What began as a one-year, end-of millennium project has turned into a three-and-a-half-year photography exercise.
“My site is a good outlet to think about and work on my photography,” says Harris, who admits to being a hopeless diarist. “A shot a day is a great way to accomplish that while keeping a diary.”
The only parameter for the project is that he has to be in the photo somehow. On April 8, 2002, he appears as a minute dot at the bottom of a winding staircase. The June 26, 2002, photo features only his feet. And sometimes only his shadow is visible.
He has only missed two days, in March 1999, and has left their spots blank on the site. They were the only two days he forgot to shoot.
After taking almost 1,400 pictures in a row, the process has become habitual. “Everyone has their keys and their wallet in their pocket. I have my camera as well,” he says, pulling a palm-size black Olympus out of his pocket.
Harris shoots on film rather than using a digital camera, so he gets the most authentic representation of a memorable moment of his day. “If I shot digital I’d shoot 20 photos a day to make sure it’s perfect,” he says. “This way, I take my one picture and it’s over for the day.”
Most of Harris’ photos are self-times portraits, but many are taken by his friends and family. He’s has his photo taken by celebrities, including Sarah Harmer, REM guitarist Peter Buck, Tori Amos and Beck. Harris asks people on book tours or events to step away from the press conference or podium to take a photo, reinventing the scene so it looks like he was riding bikes with Naomi Klein and goofing around with Douglas Copeland.
Though simple, Harris’ portraits have a cinematic quality to them. He has stopped holding the camera at an arm’s length and started setting up shots as if the camera wasn’t there, turning snapshots of monotonous events into art.
“When I was younger I wanted nothing more than to have photos people cared about and to show them to the right people,” Harris says. “Instead of focusing on my photography, I wanted to focus on the promotion of it.”
Now that he’s involved in a project he’s passionate about, people are giving him some major recognition.
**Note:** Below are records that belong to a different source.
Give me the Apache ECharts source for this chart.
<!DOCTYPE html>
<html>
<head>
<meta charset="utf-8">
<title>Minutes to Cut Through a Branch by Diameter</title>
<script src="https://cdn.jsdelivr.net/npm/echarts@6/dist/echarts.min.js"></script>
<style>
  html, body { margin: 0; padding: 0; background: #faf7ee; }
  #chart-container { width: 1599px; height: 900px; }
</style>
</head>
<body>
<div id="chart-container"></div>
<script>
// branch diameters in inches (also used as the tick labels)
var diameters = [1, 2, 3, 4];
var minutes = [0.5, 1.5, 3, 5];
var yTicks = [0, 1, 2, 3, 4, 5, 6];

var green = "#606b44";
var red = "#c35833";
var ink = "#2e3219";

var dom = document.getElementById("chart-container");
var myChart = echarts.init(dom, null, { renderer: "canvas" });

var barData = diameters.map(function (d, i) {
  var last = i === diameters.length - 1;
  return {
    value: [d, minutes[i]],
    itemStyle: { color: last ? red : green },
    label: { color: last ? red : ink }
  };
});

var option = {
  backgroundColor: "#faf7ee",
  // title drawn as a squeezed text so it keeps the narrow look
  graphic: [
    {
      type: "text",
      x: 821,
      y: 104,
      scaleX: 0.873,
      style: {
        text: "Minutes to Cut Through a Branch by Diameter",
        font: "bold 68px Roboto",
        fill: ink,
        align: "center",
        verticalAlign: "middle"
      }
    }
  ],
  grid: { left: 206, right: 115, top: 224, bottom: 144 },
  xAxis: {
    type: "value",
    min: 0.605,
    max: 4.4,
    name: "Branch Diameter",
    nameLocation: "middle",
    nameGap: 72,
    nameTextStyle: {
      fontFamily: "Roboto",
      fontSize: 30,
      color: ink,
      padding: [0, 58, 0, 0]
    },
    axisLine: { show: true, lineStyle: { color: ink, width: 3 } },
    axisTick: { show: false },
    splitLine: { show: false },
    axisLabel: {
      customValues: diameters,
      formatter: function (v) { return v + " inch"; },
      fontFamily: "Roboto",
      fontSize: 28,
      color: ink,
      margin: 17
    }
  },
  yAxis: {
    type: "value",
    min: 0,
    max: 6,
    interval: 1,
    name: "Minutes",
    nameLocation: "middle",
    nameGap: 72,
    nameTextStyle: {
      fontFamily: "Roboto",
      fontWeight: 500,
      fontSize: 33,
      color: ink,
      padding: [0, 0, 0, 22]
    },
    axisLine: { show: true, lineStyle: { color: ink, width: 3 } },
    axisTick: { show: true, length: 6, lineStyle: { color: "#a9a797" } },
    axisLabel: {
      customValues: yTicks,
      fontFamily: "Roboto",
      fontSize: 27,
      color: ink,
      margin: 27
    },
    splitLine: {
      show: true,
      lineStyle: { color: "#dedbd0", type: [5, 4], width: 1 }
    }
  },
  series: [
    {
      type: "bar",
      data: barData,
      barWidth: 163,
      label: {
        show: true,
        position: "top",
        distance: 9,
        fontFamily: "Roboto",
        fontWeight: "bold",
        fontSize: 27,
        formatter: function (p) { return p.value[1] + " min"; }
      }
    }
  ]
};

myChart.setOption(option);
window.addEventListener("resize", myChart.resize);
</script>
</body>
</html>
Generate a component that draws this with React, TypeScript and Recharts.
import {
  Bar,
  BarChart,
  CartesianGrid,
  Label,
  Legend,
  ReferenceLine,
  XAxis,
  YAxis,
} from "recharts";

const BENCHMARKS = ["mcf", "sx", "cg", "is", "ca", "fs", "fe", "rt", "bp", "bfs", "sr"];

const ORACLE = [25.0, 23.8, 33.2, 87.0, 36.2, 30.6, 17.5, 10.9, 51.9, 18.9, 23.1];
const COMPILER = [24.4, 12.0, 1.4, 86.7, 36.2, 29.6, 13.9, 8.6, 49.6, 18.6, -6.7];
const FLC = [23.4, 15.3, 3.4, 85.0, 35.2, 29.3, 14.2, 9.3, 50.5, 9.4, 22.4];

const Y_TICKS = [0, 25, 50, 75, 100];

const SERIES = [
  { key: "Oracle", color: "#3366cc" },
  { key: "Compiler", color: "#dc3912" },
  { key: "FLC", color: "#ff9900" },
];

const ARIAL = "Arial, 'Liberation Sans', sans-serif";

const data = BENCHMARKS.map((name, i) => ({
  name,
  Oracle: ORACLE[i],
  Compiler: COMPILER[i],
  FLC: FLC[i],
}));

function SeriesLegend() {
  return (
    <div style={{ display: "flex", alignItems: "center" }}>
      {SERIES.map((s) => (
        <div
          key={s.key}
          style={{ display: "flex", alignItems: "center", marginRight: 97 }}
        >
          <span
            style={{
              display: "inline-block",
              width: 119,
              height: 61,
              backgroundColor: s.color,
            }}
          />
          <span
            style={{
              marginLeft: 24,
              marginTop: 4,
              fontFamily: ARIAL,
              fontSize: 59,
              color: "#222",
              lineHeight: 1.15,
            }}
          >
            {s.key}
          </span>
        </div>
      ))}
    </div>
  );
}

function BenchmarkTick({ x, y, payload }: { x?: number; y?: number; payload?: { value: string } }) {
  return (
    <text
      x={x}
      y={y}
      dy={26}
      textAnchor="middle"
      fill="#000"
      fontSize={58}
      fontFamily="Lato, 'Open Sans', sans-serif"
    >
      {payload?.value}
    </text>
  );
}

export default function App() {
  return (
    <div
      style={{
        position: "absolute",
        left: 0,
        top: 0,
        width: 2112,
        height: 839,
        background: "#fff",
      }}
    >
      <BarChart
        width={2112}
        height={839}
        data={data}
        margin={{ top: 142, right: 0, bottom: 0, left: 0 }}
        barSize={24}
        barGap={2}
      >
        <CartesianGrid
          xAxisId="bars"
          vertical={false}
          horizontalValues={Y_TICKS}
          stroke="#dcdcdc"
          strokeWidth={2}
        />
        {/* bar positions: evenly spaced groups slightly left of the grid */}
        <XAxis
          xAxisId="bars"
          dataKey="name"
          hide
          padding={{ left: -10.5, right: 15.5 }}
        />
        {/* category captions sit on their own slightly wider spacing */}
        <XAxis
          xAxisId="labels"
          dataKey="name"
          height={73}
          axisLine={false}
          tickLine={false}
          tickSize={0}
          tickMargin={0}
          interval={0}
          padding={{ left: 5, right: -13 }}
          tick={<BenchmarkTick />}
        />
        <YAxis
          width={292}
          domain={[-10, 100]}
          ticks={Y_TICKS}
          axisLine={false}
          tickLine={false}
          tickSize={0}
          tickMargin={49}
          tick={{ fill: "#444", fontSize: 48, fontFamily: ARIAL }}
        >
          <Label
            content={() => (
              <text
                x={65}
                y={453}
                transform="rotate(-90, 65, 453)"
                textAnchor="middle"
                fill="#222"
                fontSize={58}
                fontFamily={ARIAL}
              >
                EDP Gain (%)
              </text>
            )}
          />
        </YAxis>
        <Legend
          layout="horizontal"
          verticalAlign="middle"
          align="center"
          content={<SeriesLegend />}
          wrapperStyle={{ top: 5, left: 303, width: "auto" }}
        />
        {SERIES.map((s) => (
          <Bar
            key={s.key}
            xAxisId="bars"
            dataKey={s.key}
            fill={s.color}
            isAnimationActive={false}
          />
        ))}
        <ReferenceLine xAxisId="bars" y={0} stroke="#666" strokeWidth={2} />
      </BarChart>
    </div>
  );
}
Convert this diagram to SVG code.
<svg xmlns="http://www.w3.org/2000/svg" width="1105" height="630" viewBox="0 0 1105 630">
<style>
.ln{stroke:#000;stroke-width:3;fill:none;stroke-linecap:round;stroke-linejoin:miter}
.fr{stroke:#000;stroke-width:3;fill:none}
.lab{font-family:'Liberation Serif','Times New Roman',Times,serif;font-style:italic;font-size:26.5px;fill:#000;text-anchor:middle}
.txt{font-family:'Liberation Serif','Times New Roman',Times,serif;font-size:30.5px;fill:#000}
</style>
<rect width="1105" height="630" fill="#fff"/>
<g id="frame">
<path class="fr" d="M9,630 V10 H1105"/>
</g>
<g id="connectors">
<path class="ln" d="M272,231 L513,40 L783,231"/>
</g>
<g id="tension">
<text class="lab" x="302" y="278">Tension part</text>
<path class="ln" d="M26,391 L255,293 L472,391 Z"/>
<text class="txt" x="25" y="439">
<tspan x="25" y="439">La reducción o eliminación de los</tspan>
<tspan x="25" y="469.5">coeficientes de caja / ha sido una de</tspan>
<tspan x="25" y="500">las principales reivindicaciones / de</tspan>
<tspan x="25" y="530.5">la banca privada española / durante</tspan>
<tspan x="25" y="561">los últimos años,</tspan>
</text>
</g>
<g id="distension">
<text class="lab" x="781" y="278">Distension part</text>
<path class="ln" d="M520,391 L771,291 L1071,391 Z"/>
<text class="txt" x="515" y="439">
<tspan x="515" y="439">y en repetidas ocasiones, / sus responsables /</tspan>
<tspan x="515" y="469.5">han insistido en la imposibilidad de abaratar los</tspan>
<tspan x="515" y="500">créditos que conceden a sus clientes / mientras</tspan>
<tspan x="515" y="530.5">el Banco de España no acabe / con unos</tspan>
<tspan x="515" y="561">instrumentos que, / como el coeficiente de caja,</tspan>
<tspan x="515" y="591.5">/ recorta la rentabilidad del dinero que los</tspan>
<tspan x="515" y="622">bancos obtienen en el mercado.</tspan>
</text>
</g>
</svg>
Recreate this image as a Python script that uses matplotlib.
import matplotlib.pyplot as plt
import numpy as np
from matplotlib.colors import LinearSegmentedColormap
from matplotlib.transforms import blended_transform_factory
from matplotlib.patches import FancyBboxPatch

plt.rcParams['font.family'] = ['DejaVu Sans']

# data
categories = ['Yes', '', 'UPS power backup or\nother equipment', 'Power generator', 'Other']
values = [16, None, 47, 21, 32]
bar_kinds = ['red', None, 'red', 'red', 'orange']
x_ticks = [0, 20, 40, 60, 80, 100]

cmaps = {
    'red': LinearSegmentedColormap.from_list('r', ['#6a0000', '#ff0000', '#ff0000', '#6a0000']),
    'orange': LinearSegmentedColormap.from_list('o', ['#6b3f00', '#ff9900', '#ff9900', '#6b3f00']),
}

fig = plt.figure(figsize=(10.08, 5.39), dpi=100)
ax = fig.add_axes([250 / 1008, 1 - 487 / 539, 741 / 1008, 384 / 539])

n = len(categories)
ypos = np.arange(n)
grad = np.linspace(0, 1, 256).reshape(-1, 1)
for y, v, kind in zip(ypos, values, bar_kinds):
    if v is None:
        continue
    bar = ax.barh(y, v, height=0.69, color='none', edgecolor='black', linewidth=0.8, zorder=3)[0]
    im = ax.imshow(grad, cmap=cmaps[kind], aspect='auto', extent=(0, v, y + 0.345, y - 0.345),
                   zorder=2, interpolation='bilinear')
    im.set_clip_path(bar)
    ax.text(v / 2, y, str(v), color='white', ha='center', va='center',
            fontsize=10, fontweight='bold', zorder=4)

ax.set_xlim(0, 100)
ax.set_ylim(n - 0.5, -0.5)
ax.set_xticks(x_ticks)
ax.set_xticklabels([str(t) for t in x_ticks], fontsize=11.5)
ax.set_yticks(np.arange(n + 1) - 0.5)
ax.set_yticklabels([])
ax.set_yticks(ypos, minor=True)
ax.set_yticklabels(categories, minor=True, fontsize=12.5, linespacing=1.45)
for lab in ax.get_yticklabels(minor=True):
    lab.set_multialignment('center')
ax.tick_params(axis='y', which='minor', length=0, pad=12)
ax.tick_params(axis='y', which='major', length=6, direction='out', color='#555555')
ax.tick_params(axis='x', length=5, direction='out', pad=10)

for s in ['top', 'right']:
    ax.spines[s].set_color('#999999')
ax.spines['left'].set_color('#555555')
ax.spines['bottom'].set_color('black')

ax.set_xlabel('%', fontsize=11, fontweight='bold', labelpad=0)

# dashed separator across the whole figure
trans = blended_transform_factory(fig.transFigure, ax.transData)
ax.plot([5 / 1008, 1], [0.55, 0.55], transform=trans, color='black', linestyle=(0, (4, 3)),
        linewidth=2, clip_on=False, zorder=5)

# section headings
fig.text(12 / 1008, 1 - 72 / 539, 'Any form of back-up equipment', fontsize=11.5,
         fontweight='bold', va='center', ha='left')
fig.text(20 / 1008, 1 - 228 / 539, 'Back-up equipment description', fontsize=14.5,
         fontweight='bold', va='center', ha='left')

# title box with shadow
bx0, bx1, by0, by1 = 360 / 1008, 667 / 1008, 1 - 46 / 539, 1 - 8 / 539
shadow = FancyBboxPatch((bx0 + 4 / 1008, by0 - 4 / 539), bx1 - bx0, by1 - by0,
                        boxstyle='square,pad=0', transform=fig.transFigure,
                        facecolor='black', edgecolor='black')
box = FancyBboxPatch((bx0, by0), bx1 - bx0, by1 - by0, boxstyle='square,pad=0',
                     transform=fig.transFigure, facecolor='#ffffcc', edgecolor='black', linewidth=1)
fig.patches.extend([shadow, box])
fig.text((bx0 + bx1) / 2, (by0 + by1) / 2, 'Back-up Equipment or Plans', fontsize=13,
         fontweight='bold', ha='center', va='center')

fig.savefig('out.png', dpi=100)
“It’s been a great experience because I just did a project and I didn’t care about anyone else and all of a sudden it’s a pretty big thing.”
In June, Yahoo made his site a PickOfTheDay and traffic increased to 5,000 hits a day. Shortly after, The Globe and Mail, Western Living and the San Francisco Examiner ran stories on his site.
“When the Globe came after me it blew me away,” says Harris. I have learned that if I do my work and focus on it the rewards will come. It feels so good to not have to chase it down.”
Harris plans to keep his site going until 2004, then reassess the project at the five-year mark. He may turn his work into a book.
“The project has a lot of subthemes. There could be a whole book of me in a red shirt or me eating breakfast or me on Friday the 13th,” he says, laughing. “Maybe someone will think it’s important enough and do it for me.”